Der Toyota von Nakajima, Buemi und Davidson wurde noch nicht mal gewertet, weil die Teamführung kopflos reagierte: anstatt das Auto vor Start-Ziel zu parken und eine Runde zu warten, bis der Sieg.r abgewunken wurde, um dann selber mittels Hybridpower die Linie zu kreuzen, sollte Nakajima eine volle Runde mit elektrischer Energie zurücklegen. Der Japaner schaffte das zwar, aber das Reglement schreibt vor, dass die letzte Rennrunde in einer Zeit von unter sechs Minuten absolviert werden muss. Damit flog der Toyota-Unglücksrabe auch noch aus der Wertung.
Hat Porsche den Sieg verdient?
Formulieren wir es so: Toyota hat das Rennen verloren, und Porsche hat davon profitiert. Natürlich ist es bitter, ein Rennen drei Minuten vor Schluss zu verlieren, noch dazu, wenn man mit anderthalb Minuten führt. Doch die Aufgabe besteht eben darin, ein 24h-Rennen zu bestreiten – und kein Rennen über 23.57 Stunden. Und diese Aufgabe hat Porsche letztlich am besten gemeistert.
Porsche war ein würdiger Gegner für Toyota, operierte auf Augenhöhe mit den Japanern. Dass Porsche in Le Mans sehr konkurrenzfähig sein würde, war vorher klar, dass Toyota eine ähnlich gute Leistung zeigen würde, war nicht so klar. Bei der Analyse des Duells um den Sieg zwischen dem Toyota mit der Startnummer #5 und dem Porsche mit der Nummer #2 muss man schon mit der Lupe suchen, um die Unterschiede und Zeitverluste herauszufinden: Porsche zum Beispiel hatte am Sonntagmorgen einen schleichenden Plattfuß, was zu einem zusätzlichen Stopp führte – doch das gleiche Problem hatte Toyota elf Stunden zuvor. Am Ende versuchte Porsche, mit zwei Quadruple-Stints Toyota niederzuringen, doch beim ersten Versuch verlor man im vierten Stint zu viel Zeit, beim zweiten Versuch erlitt man wieder im vierten Stint einen Reifenschaden. Damit stieg der Rückstand, der über Stunden bei unter 30 Sekunden lag, auf 1.30 Minute an. Dann fiel der Gegner auf den letzten Drücker aus – und Porsche siegte. Wie sagen die Engländer so schön: To finish first, you first have to finish!
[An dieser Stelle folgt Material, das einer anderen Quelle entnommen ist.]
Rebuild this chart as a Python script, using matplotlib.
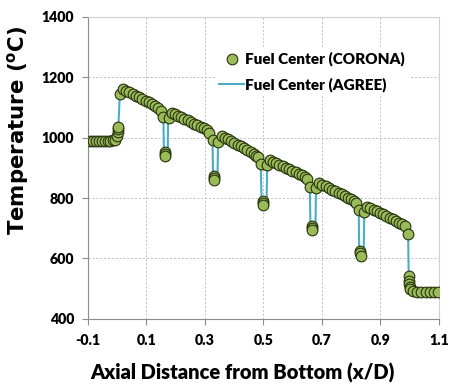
#!/usr/bin/env python3
"""Fuel center temperature vs axial distance, CORONA vs AGREE"""

from matplotlib import pyplot as plt

# CORONA points (x/D, temperature in C)
corona_x = [-0.093, -0.083, -0.073, -0.063, -0.053, -0.043, -0.033, -0.023, -0.013, -0.006,
            -0.001, 0.002, 0.003, 0.004, 0.009,
            0.020, 0.031, 0.042, 0.053, 0.064, 0.075, 0.086, 0.097, 0.108, 0.119, 0.130, 0.141, 0.150,
            0.157, 0.163, 0.164, 0.165, 0.177,
            0.186, 0.197, 0.208, 0.219, 0.230, 0.241, 0.252, 0.263, 0.274, 0.285, 0.296, 0.306, 0.315,
            0.326, 0.330, 0.331, 0.332, 0.345,
            0.357, 0.368, 0.379, 0.390, 0.401, 0.412, 0.423, 0.434, 0.445, 0.456, 0.467, 0.476, 0.482,
            0.491, 0.497, 0.498, 0.499, 0.513,
            0.522, 0.533, 0.544, 0.555, 0.566, 0.577, 0.588, 0.599, 0.610, 0.621, 0.632, 0.642, 0.649,
            0.659, 0.665, 0.666, 0.667, 0.680,
            0.691, 0.702, 0.713, 0.724, 0.735, 0.746, 0.757, 0.768, 0.779, 0.790, 0.801, 0.811, 0.818,
            0.826, 0.831, 0.832, 0.833, 0.845,
            0.855, 0.866, 0.877, 0.888, 0.899, 0.910, 0.921, 0.932, 0.943, 0.954, 0.965, 0.975, 0.985,
            0.995, 0.997, 0.998, 0.999, 1.000, 1.003, 1.010, 1.025, 1.040, 1.055, 1.070, 1.085, 1.098]
corona_t = [990, 990, 989, 989, 989, 989, 990, 990, 991, 992,
            1005, 1020, 1030, 1035, 1145,
            1161, 1155, 1150, 1145, 1139, 1134, 1128, 1123, 1117, 1111, 1105, 1098, 1089,
            1070, 953, 945, 940, 1066,
            1083, 1078, 1073, 1068, 1063, 1058, 1052, 1047, 1042, 1036, 1031, 1025, 1017,
            993, 873, 865, 860, 987,
            1006, 1000, 995, 989, 983, 977, 971, 965, 959, 953, 947, 941, 935,
            913, 791, 783, 777, 910,
            926, 921, 916, 911, 906, 901, 896, 891, 886, 880, 875, 869, 862,
            838, 708, 700, 693, 832,
            849, 844, 839, 834, 828, 823, 817, 812, 806, 801, 796, 790, 783,
            759, 626, 617, 609, 755,
            772, 767, 762, 757, 751, 746, 741, 735, 730, 724, 719, 713, 706,
            680, 542, 525, 515, 507, 498, 492, 490, 490, 490, 490, 490, 490]

# AGREE line (x/D, temperature in C)
agree_x = [-0.093, -0.006, 0.000, 0.004, 0.009, 0.020, 0.150,
           0.158, 0.160, 0.173, 0.174, 0.186, 0.315,
           0.326, 0.328, 0.343, 0.345, 0.357, 0.482,
           0.491, 0.494, 0.511, 0.513, 0.522, 0.649,
           0.659, 0.661, 0.678, 0.680, 0.691, 0.818,
           0.826, 0.828, 0.843, 0.845, 0.855, 0.985,
           0.995, 0.997, 1.000, 1.010, 1.098]
agree_t = [990, 992, 1005, 1035, 1145, 1161, 1089,
           1070, 945, 945, 1066, 1083, 1017,
           993, 865, 865, 987, 1006, 935,
           913, 783, 783, 910, 926, 862,
           838, 700, 700, 832, 849, 783,
           759, 617, 617, 755, 772, 706,
           680, 542, 507, 492, 490]

x_ticks = [-0.1, 0.1, 0.3, 0.5, 0.7, 0.9, 1.1]
y_ticks = [400, 600, 800, 1000, 1200, 1400]

plt.rcParams['font.family'] = ['Lato', 'DejaVu Sans']
plt.rcParams['font.weight'] = 'heavy'
plt.rcParams['mathtext.fontset'] = 'custom'
plt.rcParams['mathtext.rm'] = 'DejaVu Sans:bold'
plt.rcParams['mathtext.bf'] = 'DejaVu Sans:bold'

fig = plt.figure(figsize=(4.51, 3.86), dpi=100)
ax = fig.add_axes([0.195, 0.174, 0.778, 0.782])

ax.plot(agree_x, agree_t, color='#4BACC6', lw=1.5, label='Fuel Center (AGREE)', zorder=2)
ax.plot(corona_x, corona_t, ls='none', marker='o', ms=7.7, mfc='#9BBB59',
        mec='#26330f', mew=0.8, label='Fuel Center (CORONA)', zorder=3)

ax.set_xlim(-0.1, 1.1)
ax.set_ylim(400, 1400)
ax.set_xticks(x_ticks)
ax.set_xticklabels([f"{t:.1f}" for t in x_ticks])
ax.set_yticks(y_ticks)

ax.grid(True, ls=(0, (2, 2)), color='#BFBFBF', lw=0.7)
ax.set_axisbelow(True)
for side in ['top', 'right']:
    ax.spines[side].set_color('#D0D0D0')
for side in ['left', 'bottom']:
    ax.spines[side].set_color('#8C8C8C')
ax.tick_params(direction='out', length=4, color='#8C8C8C', labelsize=10.2)
ax.tick_params(axis='x', pad=7)
ax.tick_params(axis='y', pad=6)

ax.set_xlabel('Axial Distance from Bottom (x/D)', fontsize=14.5, fontweight='heavy')
ax.set_ylabel(r'Temperature ($^{\mathrm{o}}$C)', fontsize=15.3, fontweight='bold',
              family='DejaVu Sans')
ax.xaxis.set_label_coords(0.44, -0.145)
ax.yaxis.set_label_coords(-0.163, 0.625)

handles, labels = ax.get_legend_handles_labels()
leg = ax.legend(handles[::-1], labels[::-1], loc='upper left',
                bbox_to_anchor=(0.34, 0.925), frameon=True, fancybox=False,
                fontsize=11, handlelength=1.6, handletextpad=0.1,
                borderpad=0.3, labelspacing=0.7)
leg.get_frame().set_facecolor('white')
leg.get_frame().set_edgecolor('none')
leg.get_frame().set_alpha(1)

fig.savefig('out.png', dpi=100)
Wie ist das Audi-Debakel zu erklären?
Audi spielte beim 24h-Rennen 2016 keine Rolle, abgesehen vielleicht von den ersten Rennstunden. Wie ist das zu erklären, zumal Audi beim Vortest noch geglänzt hatte? Die Audi R18 waren beim Setup nur selten im richtigen Arbeitsfenster, ergo strauchelte man mit Untersteuern, Pickup-Problemen und Reifenvibrationen. Erst in der zweiten Rennhälfte, mit mehr Gummi auf dem Asphalt, lief es besser, danach funktionierten sogar die härteren Reifenmischungen, mit denen man zuvor extrem haderte.
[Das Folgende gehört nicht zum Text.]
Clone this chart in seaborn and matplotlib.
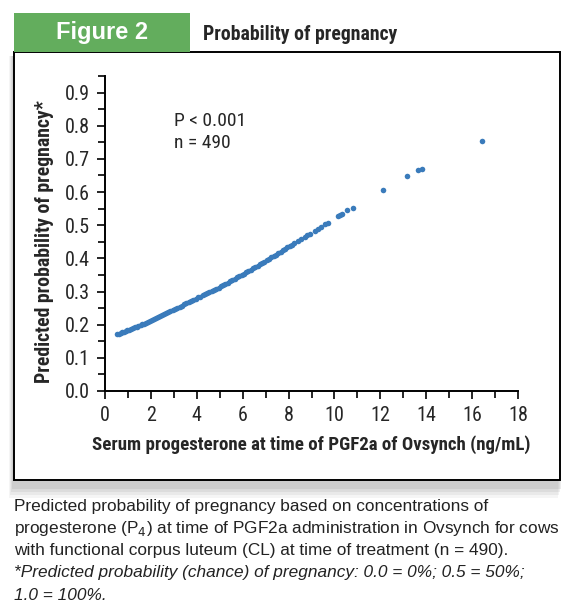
import matplotlib
matplotlib.use("Agg")
import seaborn as sns
from matplotlib import pyplot as plt
from matplotlib.patches import Rectangle
from matplotlib.ticker import MultipleLocator

# serum P4 at PGF2a (ng/mL) vs predicted probability of pregnancy
p4 = [0.52, 0.60, 0.68, 0.75, 0.83, 0.90, 0.98, 1.05, 1.12, 1.20, 1.30, 1.38, 1.45,
      1.55, 1.62, 1.70, 1.80, 1.88, 1.95, 2.05, 2.15, 2.22, 2.30, 2.40, 2.50, 2.58,
      2.66, 2.75, 2.85, 2.95, 3.05, 3.15, 3.25, 3.35, 3.45, 3.55, 3.65, 3.75, 3.85,
      3.95, 4.05, 4.15, 4.25, 4.35, 4.45, 4.55, 4.65, 4.75, 4.85, 4.95, 5.05, 5.15,
      5.25, 5.35, 5.45, 5.55, 5.65, 5.75, 5.85, 5.95, 6.05, 6.15, 6.25, 6.35, 6.45,
      6.55, 6.65, 6.75, 6.85, 6.95, 7.05, 7.15, 7.25, 7.35, 7.45, 7.55, 7.65, 7.75,
      7.85, 7.95, 8.05, 8.15, 8.25, 8.40, 8.55, 8.70, 8.80, 8.95, 9.15, 9.30, 9.40,
      9.60, 9.70, 10.15, 10.25, 10.35, 10.55, 10.80, 12.10, 13.15, 13.65, 13.80, 16.45]
prob = [0.171, 0.173, 0.175, 0.177, 0.179, 0.181, 0.183, 0.184, 0.186, 0.189, 0.192,
        0.194, 0.196, 0.199, 0.201, 0.203, 0.206, 0.209, 0.211, 0.214, 0.217, 0.219,
        0.222, 0.225, 0.229, 0.231, 0.234, 0.237, 0.240, 0.243, 0.247, 0.250, 0.254,
        0.257, 0.261, 0.264, 0.268, 0.271, 0.275, 0.278, 0.282, 0.285, 0.289, 0.292,
        0.295, 0.299, 0.302, 0.306, 0.309, 0.312, 0.316, 0.320, 0.324, 0.327, 0.331,
        0.335, 0.339, 0.343, 0.346, 0.350, 0.354, 0.358, 0.362, 0.366, 0.370, 0.374,
        0.378, 0.382, 0.386, 0.390, 0.394, 0.398, 0.403, 0.407, 0.411, 0.416, 0.420,
        0.424, 0.429, 0.433, 0.437, 0.441, 0.446, 0.452, 0.458, 0.464, 0.469, 0.475,
        0.483, 0.490, 0.494, 0.503, 0.507, 0.527, 0.531, 0.535, 0.545, 0.553, 0.605,
        0.647, 0.666, 0.670, 0.755]
yticks = [0.0, 0.1, 0.2, 0.3, 0.4, 0.5, 0.6, 0.7, 0.8, 0.9]

sns.set_style("white")
plt.rcParams["font.family"] = ["Roboto Condensed", "DejaVu Sans"]
plain = ["Liberation Sans", "DejaVu Sans"]

W, H = 575, 610
fig = plt.figure(figsize=(W / 100, H / 100), dpi=100)

def px(x, y, w, h):
    # pixel box (top-left origin) -> figure fraction
    return (x / W, 1 - (y + h) / H, w / W, h / H)

def box(x, y, w, h, z, **kw):
    fx, fy, fw, fh = px(x, y, w, h)
    fig.patches.append(Rectangle((fx, fy), fw, fh, transform=fig.transFigure,
                                 zorder=z, **kw))

# soft shadow behind the frame
for i, a in enumerate([0.08, 0.10, 0.12, 0.15]):
    d = 4 - i
    box(9 + i, 56, 549, 430 + 3 * d, -3, color="#808080", alpha=a, lw=0)
box(14, 52, 546, 428, -2, facecolor="white", edgecolor="black", lw=1.4)
box(14, 13, 176, 39, -2, facecolor="#63ad5d", edgecolor="none")

fig.text(102 / W, 1 - 33 / H, "Figure 2", color="white", fontsize=17,
         fontweight="bold", family=plain, ha="center", va="center")
fig.text(203 / W, 1 - 34 / H, "Probability of pregnancy", fontsize=14.2,
         fontweight="bold", ha="left", va="center")

ax = fig.add_axes([105 / W, 1 - 391 / H, 413 / W, 315 / H])
ax.set_zorder(2)
ax.set_facecolor("none")
sns.scatterplot(x=p4, y=prob, ax=ax, color="#3a7bbb", s=16, linewidth=0)

ax.set_xlim(0, 18)
ax.set_ylim(0, 0.95)
ax.xaxis.set_major_locator(MultipleLocator(2))
ax.xaxis.set_minor_locator(MultipleLocator(1))
ax.yaxis.set_minor_locator(MultipleLocator(0.05))
ax.set_yticks(yticks)
ax.set_yticklabels([f"{v:.1f}" for v in yticks])
ax.tick_params(which="both", direction="out", length=6, width=1.2, color="black",
               labelsize=14.5, bottom=True, left=True, pad=5)
ax.tick_params(which="minor", length=5)
ax.spines[["right", "top"]].set_visible(False)
for s in ["left", "bottom"]:
    ax.spines[s].set_color("black")
    ax.spines[s].set_linewidth(1.4)

ax.set_xlabel("Serum progesterone at time of PGF2a of Ovsynch (ng/mL)",
              fontsize=13.6, fontweight="bold", labelpad=7)
ax.set_ylabel("Predicted probability of pregnancy*", fontsize=14.2,
              fontweight="bold")
ax.yaxis.set_label_coords(-0.124, 0.475)

ax.text(3.0, 0.815, "P < 0.001", fontsize=14, va="center")
ax.text(3.0, 0.749, "n = 490", fontsize=14, va="center")

cap = ["Predicted probability of pregnancy based on concentrations of",
       "progesterone (P$_4$) at time of PGF2a administration in Ovsynch for cows",
       "with functional corpus luteum (CL) at time of treatment (n = 490)."]
for i, line in enumerate(cap):
    fig.text(14 / W, 1 - (507 + 22 * i) / H, line, fontsize=12.4, color="#222222",
             family=plain, va="center")
cap_it = ["*Predicted probability (chance) of pregnancy: 0.0 = 0%; 0.5 = 50%;",
          "1.0 = 100%."]
for i, line in enumerate(cap_it):
    fig.text(14 / W, 1 - (573 + 22 * i) / H, line, fontsize=12.4, color="#222222",
             style="italic", family=plain, va="center")

fig.savefig("out.png", dpi=100)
Die Audi R18 hatten also phasenweise eine konkurrenzfähige Pace, wie besonders die Rundenzeiten im letzten Renndrittel belegten, aber man konnte diese Pace nicht durchgängig fahren. Das hätte letztlich auch keine Rolle gespielt, denn neben mangelndem Speed über weite Strecken kam auch noch eine mangelhafte Dauerhaltbarkeit hinzu: Mehrfach mussten an beiden Autos die Bremsen repariert werden, dazu gab es einen Turboladerschaden, die beleuchteten Nummerntafeln mussten ebenso getauscht werden – so türmte Audi mit beiden Autos eine enorme Menge an Zeitverlust auf.
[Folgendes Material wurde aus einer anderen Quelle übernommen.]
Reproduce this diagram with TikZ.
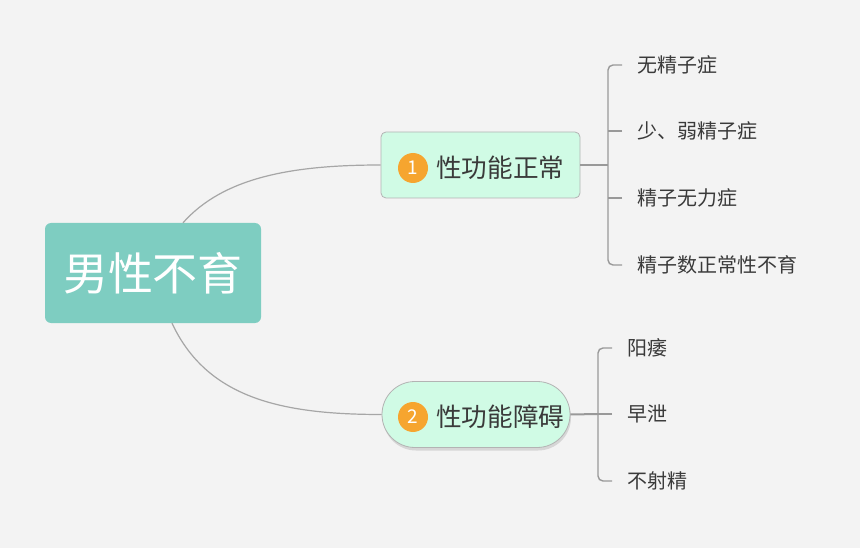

Das Potenzial der Audi-R18 wird nicht bestritten, aber es ist offensichtlich, dass das Heben des Potenzials große Mühe bereitet. Dazu kommen andere Randthemen: erstens kamen die R18 auf Grund des Zeitverzugs in der Testphase nicht perfekt sortiert nach Le Mans, das Auto ist noch jung, das Fahrwerk ist extrem kompliziert und aufwendig – da kann man sich schon mal verheddern. Zweitens waren die Trainingssitzungen in Le Mans fast samt und sonders verregnet – was es unendlich schwierig macht, das richtige Setup fürs Rennen zu finden. Audi fand es jedenfalls nicht, oder anders formuliert: Le Mans 2016 war für Audi ein Griff ins Klo.